Exclusivo: governo debate tributar importado “poluente” e coalizão de países para mercado de carbono
Segundo o secretário-executivo adjunto do Ministério da Fazenda, Rafael Dubeux, debate ganha força após criação do mercado regulado de carbono no país
Publicado em 12 de janeiro de 2025 às 06h04.
Última atualização em 12 de janeiro de 2025 às 08h34.
O governo brasileiro avalia criar um imposto para sobretaxar produtos importados intensivos em carbono.A possibilidade de criação do tributo está inserida na lei que define as regras do mercado regulado de carbono no Brasil, sancionada pelo presidente Luiz Inácio Lula da Silva, em 12 de dezembro. As informações são do secretário-executivo do Ministério da Fazenda, Rafael Dubeux, em entrevista exclusiva à EXAME. Ele coordena a agenda de transição ecológica na pasta.
“Sem dúvida, é um debate que está na mesa, está colocado, a lei [que cria o mercado regulado de carbono] menciona a possibilidade de existir ou não alguma ferramenta do tipo [sobretaxação de produtos intensivos em carbono]. Nós temos alguns anos até a lei entrar em funcionamento pleno”, diz.
“Então, tem um tempo para a gente amadurecer isso até lá, mas me parece que faz todo o sentido que a gente não estimule o vazamento da produção para países que emitem muito carbono e que, simplesmente, fugiriam da precificação do carbono no processo produtivo aqui no Brasil”, prossegue.
A ideia se baseia no CBAM ( Carbon Border Adjustment Mechanism, em inglês), que é o Mecanismo de Ajuste de Carbono na Fronteira, em vigor na União Europeia desde 2023 e que terá cobrança efetiva em 2026.
A sobretaxação na União Europeia visa:
- Taxar o carbono de produtos importados pelos países membro União Europeia;
- Incentivar a produção industrial mais limpa em outros países;
- Mitigar a fuga de carbono, ou seja, a transferência de produção para países com menos rigor em matéria de emissões;
- Garantir que o preço do carbono das importações seja equivalente ao preço do carbono da produção doméstica; e
- Deixar o mercado de carbono voluntário em segundo plano, dando mais espaço a regulamentações compulsórias
Atrair investimentos para produção no Brasil
Para Dubeux, há lógica e sentido para que o Brasil, um país que tem uma matriz energética comparativamente limpa em relação as demais nações, usar essa vantagem em favor da produção local, atraindo empresas para produzir em território brasileiro.
“Ao produzir aqui, simplesmente conectando no sistema elétrico brasileiro, as empresas já descarbonizam uma parte grande da produção.

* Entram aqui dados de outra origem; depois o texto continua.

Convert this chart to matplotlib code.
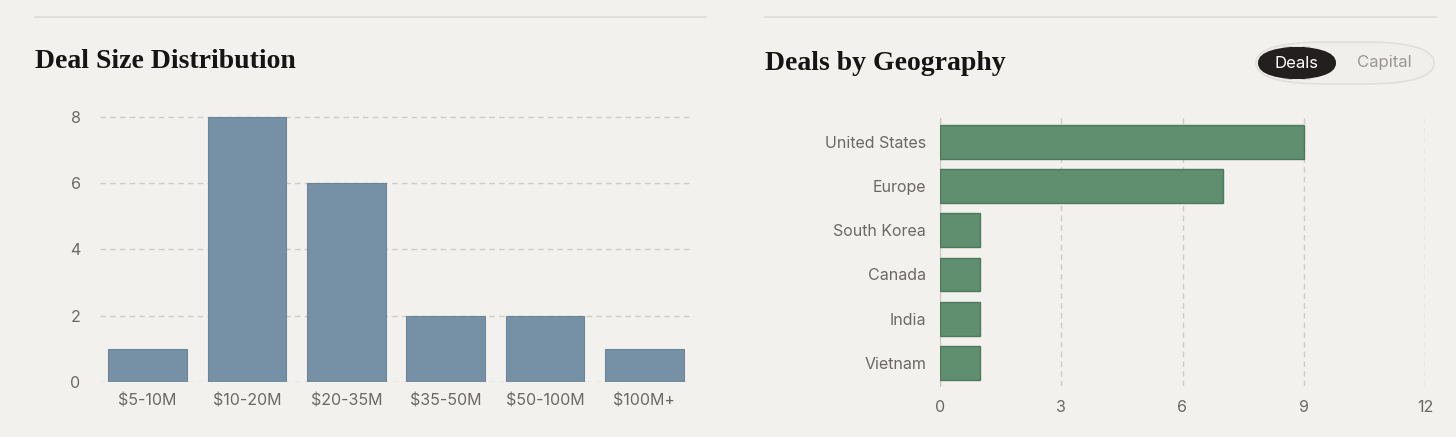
import matplotlib.pyplot as plt
from matplotlib.patches import FancyBboxPatch
from matplotlib.lines import Line2D

size_labels = ['$5-10M', '$10-20M', '$20-35M', '$35-50M', '$50-100M', '$100M+']
size_counts = [1, 8, 6, 2, 2, 1]

geo_labels = ['United States', 'Europe', 'South Korea', 'Canada', 'India', 'Vietnam']
geo_counts = [9, 7, 1, 1, 1, 1]

bg = '#f3f1ee'
W, H = 1456, 437
fig = plt.figure(figsize=(W / 100, H / 100), dpi=100, facecolor=bg)
plt.rcParams['font.family'] = ['Inter', 'DejaVu Sans']


def box(l, t, r, b):
    return [l / W, 1 - b / H, (r - l) / W, (b - t) / H]


# separators
fig.add_artist(Line2D([35 / W, 706 / W], [1 - 17 / H] * 2, color='#dddad6', lw=1.2))
fig.add_artist(Line2D([765 / W, 1436 / W], [1 - 17 / H] * 2, color='#dddad6', lw=1.2))

fig.text(35 / W, 1 - 62 / H, 'Deal Size Distribution', family='Liberation Serif',
         weight='bold', fontsize=20, va='center', color='#151515')
fig.text(765 / W, 1 - 64 / H, 'Deals by Geography', family='Liberation Serif',
         weight='bold', fontsize=20, va='center', color='#151515')

# toggle
fig.add_artist(FancyBboxPatch((1256 / W, 1 - 84 / H), 178 / W, 42 / H,
                              boxstyle='round,pad=0,rounding_size=0.048',
                              transform=fig.transFigure, fc='#f1efec', ec='#e2dfdb', lw=1.2))
fig.add_artist(FancyBboxPatch((1258 / W, 1 - 80 / H), 78 / W, 34 / H,
                              boxstyle='round,pad=0,rounding_size=0.038',
                              transform=fig.transFigure, fc='#221f1e', ec='none'))
fig.text(1297 / W, 1 - 63 / H, 'Deals', color='white', fontsize=12, ha='center', va='center')
fig.text(1384 / W, 1 - 63 / H, 'Capital', color='#9a9794', fontsize=12, ha='center', va='center')

# left chart
ax = fig.add_axes(box(100, 105, 692, 382))
ax.set_facecolor(bg)
x = range(len(size_labels))
ax.bar(x, size_counts, width=0.79, color='#7690a5', edgecolor='#6c8498', lw=0.8, zorder=3)
ax.set_xlim(-0.48, 5.48)
ax.set_ylim(0, 8.36)
ax.set_yticks([0, 2, 4, 6, 8])
ax.set_xticks(list(x))
ax.set_xticklabels(size_labels)
ax.yaxis.grid(True, ls=(0, (4, 3)), color='#cfccc8', lw=1)
for s in ax.spines.values():
    s.set_visible(False)
ax.tick_params(length=0, colors='#6b6865', labelsize=11.5, pad=8)
ax.tick_params(axis='y', pad=14)

# right chart
ax2 = fig.add_axes(box(940, 118, 1425, 386))
ax2.set_facecolor(bg)
y = range(len(geo_labels))
ax2.barh(y, geo_counts, height=0.77, color='#5f8f6f', edgecolor='#4d7a5c', lw=1, zorder=3)
ax2.set_xlim(0, 12)
ax2.set_ylim(5.53, -0.55)
ax2.set_xticks([0, 3, 6, 9, 12])
ax2.set_yticks(list(y))
ax2.set_yticklabels(geo_labels)
ax2.xaxis.grid(True, ls=(0, (4, 3)), color='#cfccc8', lw=1)
for s in ax2.spines.values():
    s.set_visible(False)
ax2.spines['left'].set_visible(True)
ax2.spines['left'].set_color('#c9c6c2')
ax2.tick_params(length=0, colors='#6b6865', labelsize=11.5, pad=10)

fig.savefig('out.png', dpi=100, facecolor=bg)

Parte das emissões vem do próprio processo industrial, mas uma parte grande das emissões vem do uso de energia”, diz. “Ao ter energia renovável, o Brasil, por si só, vira o local para quem quer produzir e, eventualmente, até exportar pra União Europeia. O Brasil é o melhor lugar para vir e reduzir as emissões de carbono."
Acelerar debate durante COP 30, em Belém
Para acelerar essa discussão, umas das estratégias do governo brasileiro com a criação do mercado regulado de carbono, é debater durante a 30ª Conferência do Clima (COP 30), que será realizada em novembro, em Belém, a integração dos mercados de carbono, por meio de uma associação entre os mercados já existentes.
Além da União Europeia, China e o estado norte-americano da Califórnia possuem mercados regulados.
“Uma das pautas que a gente quer discutir para a COP 30 é uma integração dos mercados de carbono, criando uma associação entre mercados já existentes e evitando o chamado efeito carona, que é o país e a empresa que não está dentro desse mercado, não precifica o carbono na origem e, no fundo, se aproveita do esforço de descarbonização de quem está fazendo esse movimento”, disse.
Segundo Dubeux, a ideia é que essa integração dos mercados de carbono seja associada à criação de um ajuste de fronteira — imposto para sobretaxar importado “poluente” — para todos os países que estão fora da associação.
“Vislumbramos um potencial de criar essa associação com a União Europeia, com a Califórnia e com a China. Se conseguirmos uma parceria dentro desses países para integrar esse mercado de carbono e criar esse ajuste de fronteira, isso seria um grande passo para avançarmos na agenda internacional de precificação de carbono, sem ser na lógica tradicional das negociações de COP, que exigem a aprovação unanime dos 200 países que estão participando. Nesse caso, é possível fazer uma coalização”, diz.